I am not sure how do I need to consider the different possible cases. For example, from the first equation we have that $x=0$ or $\lambda=-2$ then what I exactly have to do with this? Is it just to substitute $x=0$ in the third equation and so get $y$? And same do foe $\lambda=-2$, if I subtitute it in the second equation I get $y=0$ so get $x$ from the third equation?

Answer 1

There can be EXACTLY two cases: either $\lambda=-2$ or $\lambda=1$. Otherwise, if $\lambda\notin\{1,-2\},$ then we will have from the first two equations $x=y=0$ which won’t satisfy the third equation.

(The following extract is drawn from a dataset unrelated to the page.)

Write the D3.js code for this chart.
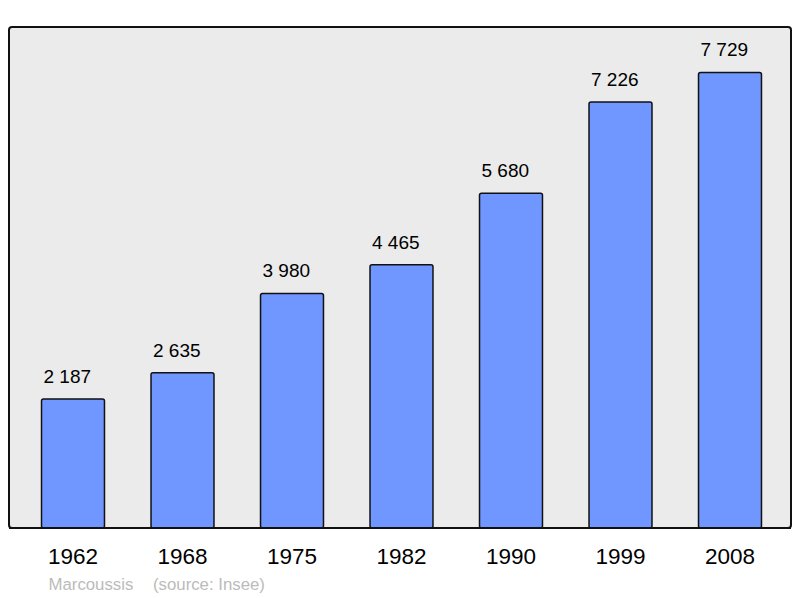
<!DOCTYPE html>
<html><head><meta charset="utf-8">
<script src="https://cdn.jsdelivr.net/npm/d3@7"></script>
<style>body{margin:0;background:#fff}svg{display:block}text{font-family:"Liberation Sans",Arial,sans-serif}</style>
</head><body><svg id="c" width="800" height="598"></svg>
<script>
const years = ["1962","1968","1975","1982","1990","1999","2008"];
const population = [2187,2635,3980,4465,5680,7226,7729];
const valueLabels = ["2 187","2 635","3 980","4 465","5 680","7 226","7 729"];
const commune = "Marcoussis";
const sourceText = "(source: Insee)";

const svg = d3.select("#c");
const x = d3.scaleBand().domain(years).range([18.25, 784.75]).paddingInner(0.425).paddingOuter(0.2125);
const y = d3.scaleLinear().domain([0, 8500]).range([528, 27]);

svg.append("rect").attr("x",9).attr("y",27).attr("width",782).attr("height",501)
  .attr("rx",3).attr("fill","#ebebeb").attr("stroke","#111").attr("stroke-width",2);

svg.selectAll("rect.bar").data(population).join("rect").attr("class","bar")
  .attr("x",(d,i)=>x(years[i])).attr("y",d=>y(d))
  .attr("width",x.bandwidth()).attr("height",d=>y(0)-y(d))
  .attr("rx",2).attr("fill","#7096ff").attr("stroke","#111").attr("stroke-width",1.5);

svg.append("line").attr("x1",9).attr("x2",791).attr("y1",528).attr("y2",528).attr("stroke","#111").attr("stroke-width",2);

svg.selectAll("text.val").data(population).join("text").attr("class","val")
  .attr("x",(d,i)=>x(years[i])+2).attr("y",d=>y(d)-16)
  .attr("text-anchor","start").attr("font-size",19).attr("fill","#000")
  .text((d,i)=>valueLabels[i]);

const xAxis = svg.append("g").attr("transform","translate(0,528)")
  .call(d3.axisBottom(x).tickSize(0).tickPadding(0));
xAxis.select(".domain").remove();
xAxis.selectAll("text").attr("font-size",22.5).attr("fill","#000").attr("y",36).attr("dy",0)
  .style("font-family","'Liberation Sans',Arial,sans-serif");

svg.append("text").attr("x",48.5).attr("y",590).attr("font-size",16.8).attr("fill","#bbbbbb").text(commune);
svg.append("text").attr("x",153).attr("y",590).attr("font-size",16.8).attr("fill","#bbbbbb").text(sourceText);
</script></body></html>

Case I: $\textbf{$\lambda=-2$}$

Then, $-6y=0$ so that $y=0$. Thus, $x=\pm\sqrt 2$.

Case II: $\lambda=1$

$3x=0\implies x=0$ and $y=\pm 1$.

So the solutions are $$(x,y,\lambda)=(\pm\sqrt2,0,-2), (0,\pm1,1).$$

Answer 2

One can start at any place here with a case distinction. The first equation, for example, leads to the following two cases:

Case 1: $x=0$. Then the third equation gives $y=\pm 1\neq 0$, so that the second equation gives $\lambda=1$.

Case 2: $x\neq 0$. Then $\lambda=-2$, so that the second equation gives $y=0$ and the third equation gives $x^2=2$.